**Source data**
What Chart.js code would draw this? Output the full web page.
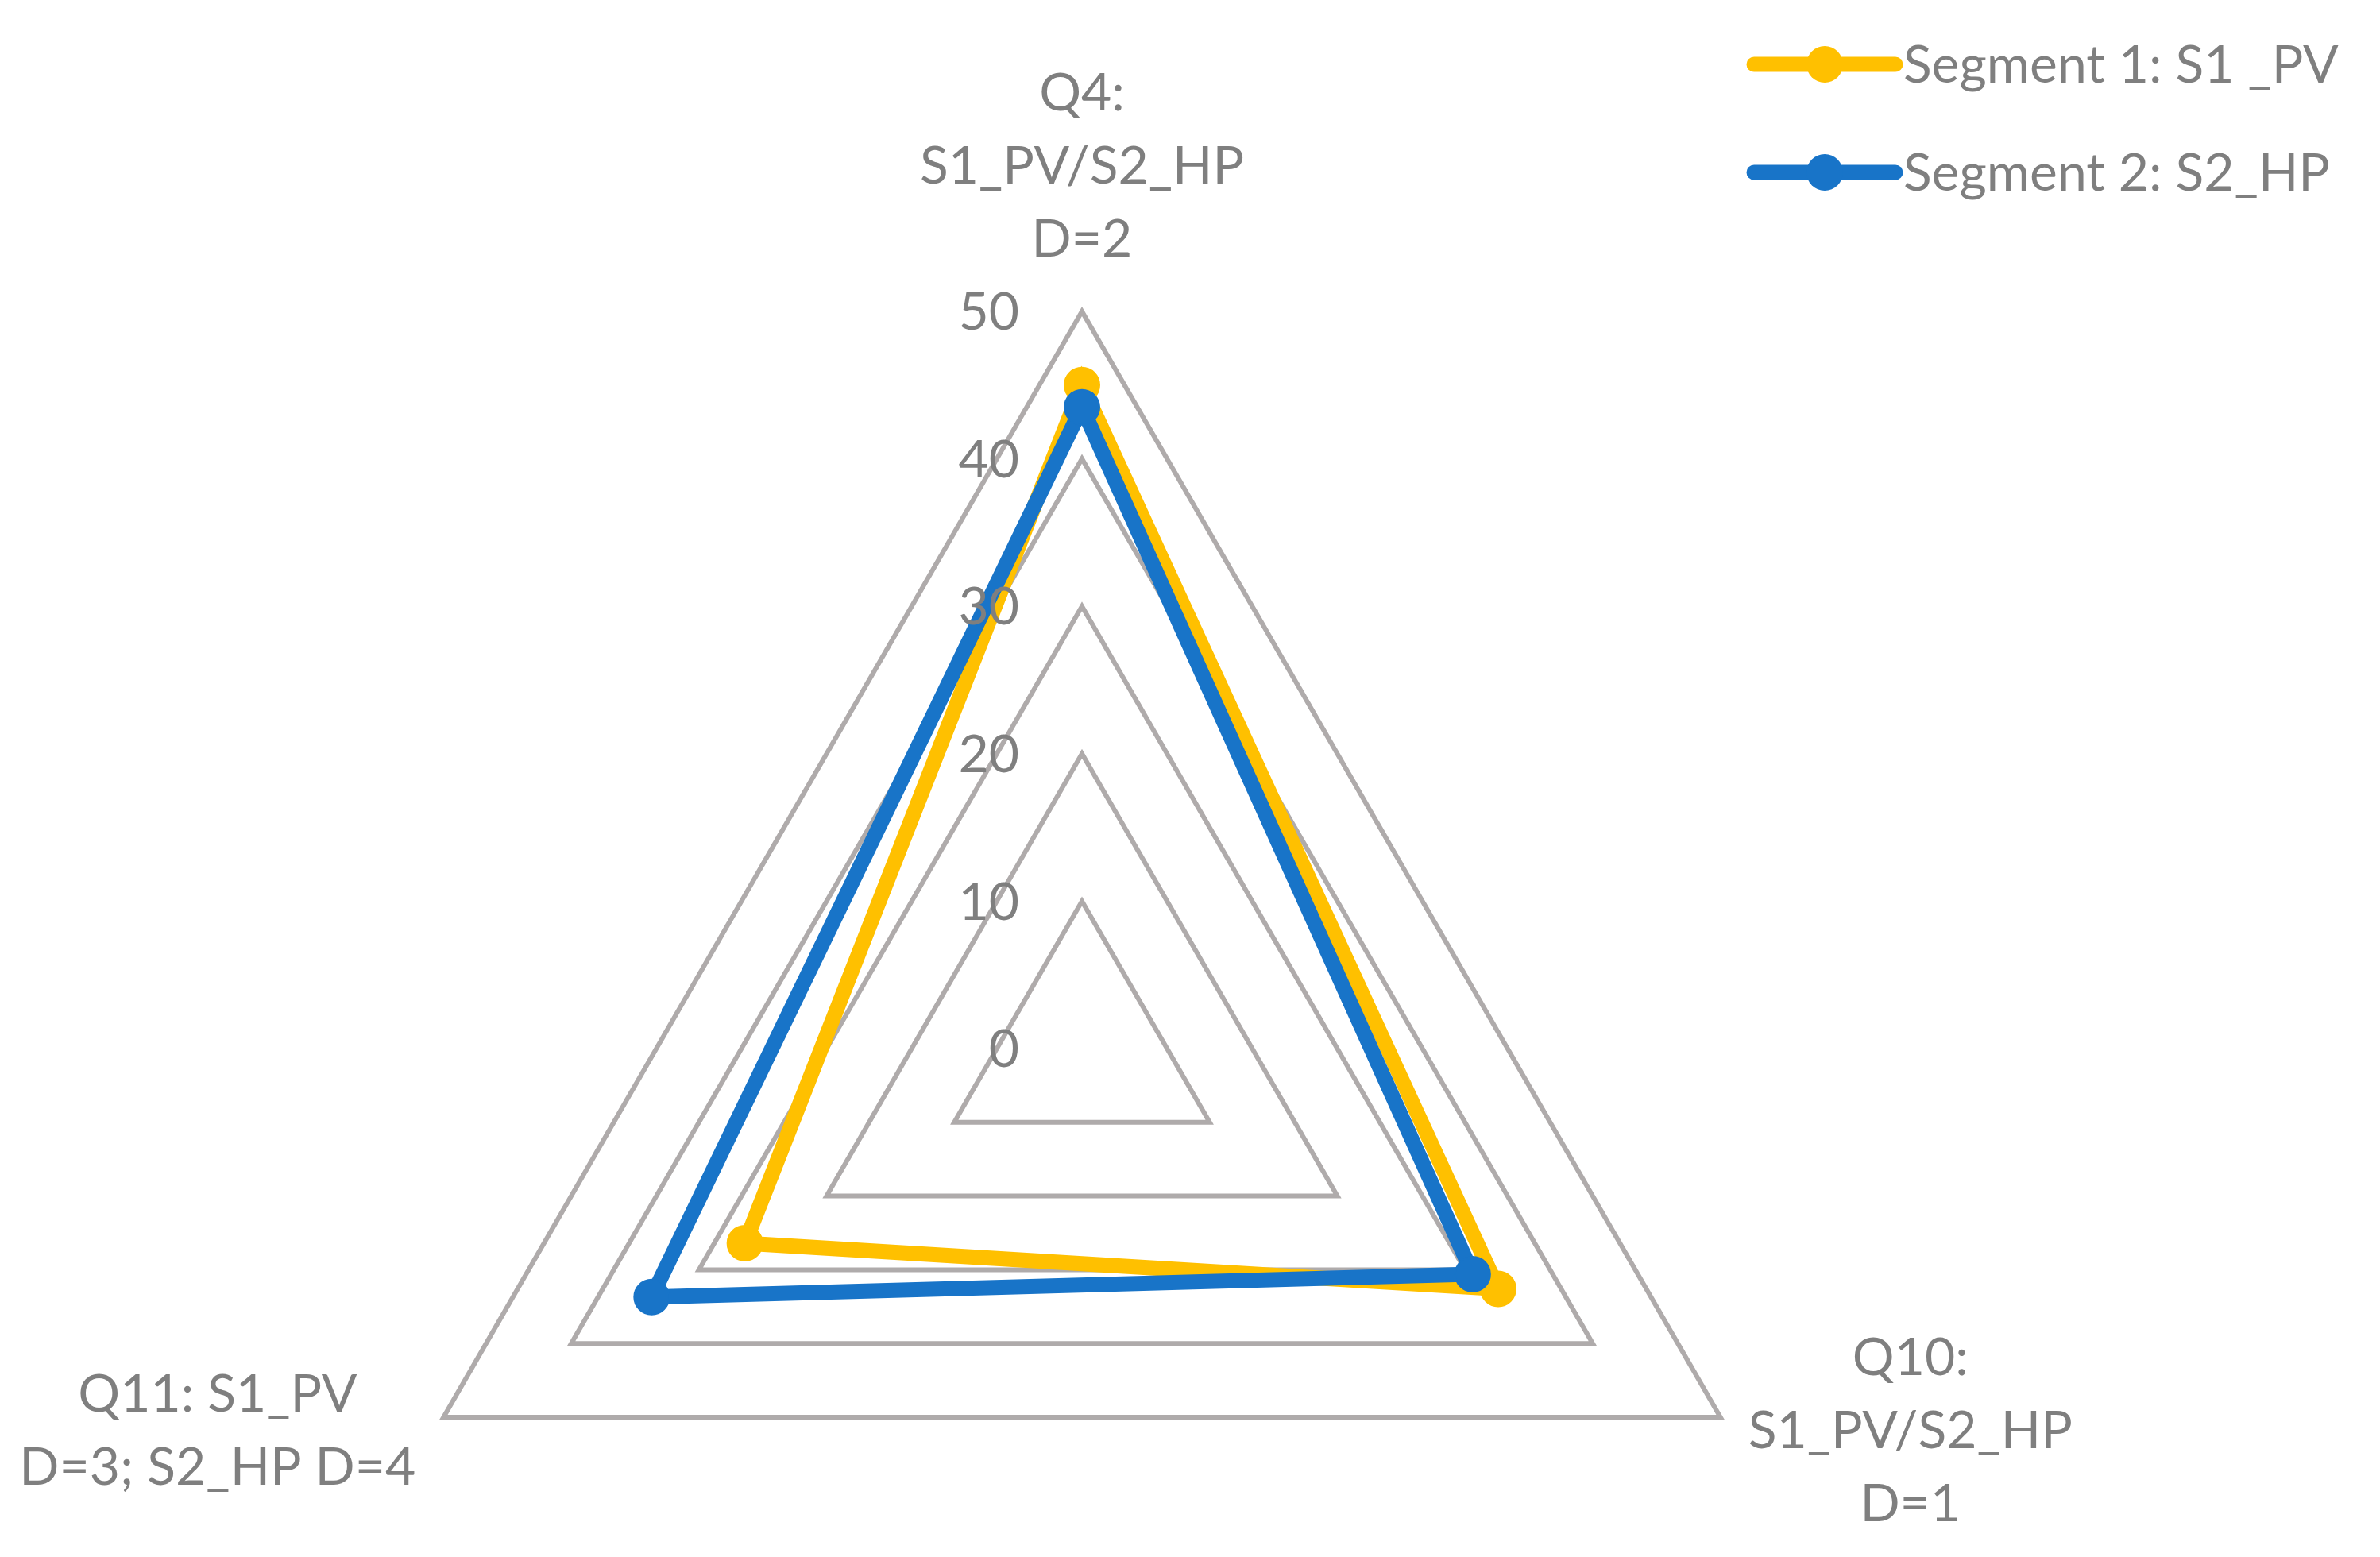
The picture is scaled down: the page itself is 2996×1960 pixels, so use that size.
<!DOCTYPE html>
<html>
<head>
<meta charset="utf-8">
<title>Radar</title>
<script src="https://cdn.jsdelivr.net/npm/chart.js@4.4.1/dist/chart.umd.min.js"></script>
<style>
  html, body { margin: 0; padding: 0; background: #fff; overflow: hidden; }
  #wrap { position: absolute; left: 0; top: 0; width: 2996px; height: 2248px; }
</style>
</head>
<body>
<div id="wrap"><canvas id="radar"></canvas></div>
<script>
// values
const axisLabels = [
  ['Q4:', 'S1_PV/S2_HP', 'D=2'],
  ['Q10:', 'S1_PV/S2_HP', 'D=1'],
  ['Q11: S1_PV', 'D=3; S2_HP D=4']
];
const seriesNames = ['Segment 1: S1 _PV', 'Segment 2: S2_HP'];
const segment1 = [45, 32.6, 26.4];
const segment2 = [43.5, 30.6, 33.7];
const tickValues = [0, 10, 20, 30, 40, 50];

const YELLOW = '#FFC000';
const BLUE = '#1874C8';
const TEXT = '#7F7F7F';
const GRID = '#AFABAB';
const FONT = '"Lato", "Open Sans", sans-serif';
const FONT_SIZE = 66;
const LINE_H = 92;

// tick labels sit left of the vertical axis, like Excel does it
const tickLabelsPlugin = {
  id: 'tickLabels',
  afterDraw(chart) {
    const s = chart.scales.r;
    const c = chart.ctx;
    c.save();
    c.font = FONT_SIZE + 'px ' + FONT;
    c.fillStyle = TEXT;
    c.textAlign = 'right';
    c.textBaseline = 'middle';
    s.ticks.forEach(t => {
      const d = s.getDistanceFromCenterForValue(t.value);
      c.fillText(String(t.value), s.xCenter - 79, s.yCenter - d + 2);
    });
    c.restore();
  }
};

// category labels outside each corner
const cornerLabelsPlugin = {
  id: 'cornerLabels',
  afterDraw(chart) {
    const s = chart.scales.r;
    const c = chart.ctx;
    c.save();
    c.font = FONT_SIZE + 'px ' + FONT;
    c.fillStyle = TEXT;
    c.textAlign = 'center';
    c.textBaseline = 'middle';
    axisLabels.forEach((lines, i) => {
      const p = s.getPointPosition(i, s.drawingArea);
      const w = Math.max(...lines.map(l => c.measureText(l).width));
      let cx, firstY;
      if (i === 0) {
        cx = p.x;
        firstY = p.y - 90 - (lines.length - 1) * LINE_H;
      } else {
        cx = p.x > s.xCenter ? p.x + 35 + w / 2 : p.x - 35 - w / 2;
        firstY = p.y + 18 - (lines.length - 1) * LINE_H / 2;
      }
      lines.forEach((l, k) => c.fillText(l, cx, firstY + k * LINE_H));
    });
    c.restore();
  }
};

// legend: line with a dot, text on the right
const legendPlugin = {
  id: 'lineLegend',
  afterDraw(chart) {
    const c = chart.ctx;
    c.save();
    c.font = FONT_SIZE + 'px ' + FONT;
    c.textAlign = 'left';
    c.textBaseline = 'middle';
    chart.data.datasets.forEach((ds, i) => {
      const y = 81 + i * 136;
      c.strokeStyle = ds.borderColor;
      c.lineWidth = 19;
      c.lineCap = 'round';
      c.beginPath();
      c.moveTo(2208, y);
      c.lineTo(2386, y);
      c.stroke();
      c.fillStyle = ds.borderColor;
      c.beginPath();
      c.arc(2297, y, 23, 0, Math.PI * 2);
      c.fill();
      c.fillStyle = TEXT;
      c.fillText(ds.label, 2396, y + 2);
    });
    c.restore();
  }
};

const ctx = document.getElementById('radar').getContext('2d');

new Chart(ctx, {
  type: 'radar',
  data: {
    labels: axisLabels,
    datasets: [
      {
        label: seriesNames[0],
        data: segment1,
        borderColor: YELLOW,
        backgroundColor: YELLOW,
        pointBackgroundColor: YELLOW,
        pointBorderColor: YELLOW,
        borderWidth: 19,
        pointRadius: 22,
        pointBorderWidth: 2,
        fill: false,
        order: 1
      },
      {
        label: seriesNames[1],
        data: segment2,
        borderColor: BLUE,
        backgroundColor: BLUE,
        pointBackgroundColor: BLUE,
        pointBorderColor: BLUE,
        borderWidth: 19,
        pointRadius: 22,
        pointBorderWidth: 2,
        fill: false,
        order: 0
      }
    ]
  },
  options: {
    responsive: true,
    maintainAspectRatio: false,
    animation: false,
    layout: { padding: { left: 434, right: 706, top: 392, bottom: 0 } },
    plugins: {
      legend: { display: false },
      tooltip: { enabled: false }
    },
    scales: {
      r: {
        min: tickValues[0],
        max: tickValues[tickValues.length - 1],
        ticks: { stepSize: 10, display: false },
        grid: { color: GRID, lineWidth: 6, circular: false },
        angleLines: { display: false },
        pointLabels: { display: false }
      }
    }
  },
  plugins: [tickLabelsPlugin, cornerLabelsPlugin, legendPlugin]
});
</script>
</body>
</html>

**Requirements**
Copy the material exactly. Do not include the pictures.

**Correct result**
What Chart.js code would draw this? Output the full web page.
The picture is scaled down: the page itself is 2996×1960 pixels, so use that size.
<!DOCTYPE html>
<html>
<head>
<meta charset="utf-8">
<title>Radar</title>
<script src="https://cdn.jsdelivr.net/npm/chart.js@4.4.1/dist/chart.umd.min.js"></script>
<style>
  html, body { margin: 0; padding: 0; background: #fff; overflow: hidden; }
  #wrap { position: absolute; left: 0; top: 0; width: 2996px; height: 2248px; }
</style>
</head>
<body>
<div id="wrap"><canvas id="radar"></canvas></div>
<script>
// values
const axisLabels = [
  ['Q4:', 'S1_PV/S2_HP', 'D=2'],
  ['Q10:', 'S1_PV/S2_HP', 'D=1'],
  ['Q11: S1_PV', 'D=3; S2_HP D=4']
];
const seriesNames = ['Segment 1: S1 _PV', 'Segment 2: S2_HP'];
const segment1 = [45, 32.6, 26.4];
const segment2 = [43.5, 30.6, 33.7];
const tickValues = [0, 10, 20, 30, 40, 50];

const YELLOW = '#FFC000';
const BLUE = '#1874C8';
const TEXT = '#7F7F7F';
const GRID = '#AFABAB';
const FONT = '"Lato", "Open Sans", sans-serif';
const FONT_SIZE = 66;
const LINE_H = 92;

// tick labels sit left of the vertical axis, like Excel does it
const tickLabelsPlugin = {
  id: 'tickLabels',
  afterDraw(chart) {
    const s = chart.scales.r;
    const c = chart.ctx;
    c.save();
    c.font = FONT_SIZE + 'px ' + FONT;
    c.fillStyle = TEXT;
    c.textAlign = 'right';
    c.textBaseline = 'middle';
    s.ticks.forEach(t => {
      const d = s.getDistanceFromCenterForValue(t.value);
      c.fillText(String(t.value), s.xCenter - 79, s.yCenter - d + 2);
    });
    c.restore();
  }
};

// category labels outside each corner
const cornerLabelsPlugin = {
  id: 'cornerLabels',
  afterDraw(chart) {
    const s = chart.scales.r;
    const c = chart.ctx;
    c.save();
    c.font = FONT_SIZE + 'px ' + FONT;
    c.fillStyle = TEXT;
    c.textAlign = 'center';
    c.textBaseline = 'middle';
    axisLabels.forEach((lines, i) => {
      const p = s.getPointPosition(i, s.drawingArea);
      const w = Math.max(...lines.map(l => c.measureText(l).width));
      let cx, firstY;
      if (i === 0) {
        cx = p.x;
        firstY = p.y - 90 - (lines.length - 1) * LINE_H;
      } else {
        cx = p.x > s.xCenter ? p.x + 35 + w / 2 : p.x - 35 - w / 2;
        firstY = p.y + 18 - (lines.length - 1) * LINE_H / 2;
      }
      lines.forEach((l, k) => c.fillText(l, cx, firstY + k * LINE_H));
    });
    c.restore();
  }
};

// legend: line with a dot, text on the right
const legendPlugin = {
  id: 'lineLegend',
  afterDraw(chart) {
    const c = chart.ctx;
    c.save();
    c.font = FONT_SIZE + 'px ' + FONT;
    c.textAlign = 'left';
    c.textBaseline = 'middle';
    chart.data.datasets.forEach((ds, i) => {
      const y = 81 + i * 136;
      c.strokeStyle = ds.borderColor;
      c.lineWidth = 19;
      c.lineCap = 'round';
      c.beginPath();
      c.moveTo(2208, y);
      c.lineTo(2386, y);
      c.stroke();
      c.fillStyle = ds.borderColor;
      c.beginPath();
      c.arc(2297, y, 23, 0, Math.PI * 2);
      c.fill();
      c.fillStyle = TEXT;
      c.fillText(ds.label, 2396, y + 2);
    });
    c.restore();
  }
};

const ctx = document.getElementById('radar').getContext('2d');

new Chart(ctx, {
  type: 'radar',
  data: {
    labels: axisLabels,
    datasets: [
      {
        label: seriesNames[0],
        data: segment1,
        borderColor: YELLOW,
        backgroundColor: YELLOW,
        pointBackgroundColor: YELLOW,
        pointBorderColor: YELLOW,
        borderWidth: 19,
        pointRadius: 22,
        pointBorderWidth: 2,
        fill: false,
        order: 1
      },
      {
        label: seriesNames[1],
        data: segment2,
        borderColor: BLUE,
        backgroundColor: BLUE,
        pointBackgroundColor: BLUE,
        pointBorderColor: BLUE,
        borderWidth: 19,
        pointRadius: 22,
        pointBorderWidth: 2,
        fill: false,
        order: 0
      }
    ]
  },
  options: {
    responsive: true,
    maintainAspectRatio: false,
    animation: false,
    layout: { padding: { left: 434, right: 706, top: 392, bottom: 0 } },
    plugins: {
      legend: { display: false },
      tooltip: { enabled: false }
    },
    scales: {
      r: {
        min: tickValues[0],
        max: tickValues[tickValues.length - 1],
        ticks: { stepSize: 10, display: false },
        grid: { color: GRID, lineWidth: 6, circular: false },
        angleLines: { display: false },
        pointLabels: { display: false }
      }
    }
  },
  plugins: [tickLabelsPlugin, cornerLabelsPlugin, legendPlugin]
});
</script>
</body>
</html>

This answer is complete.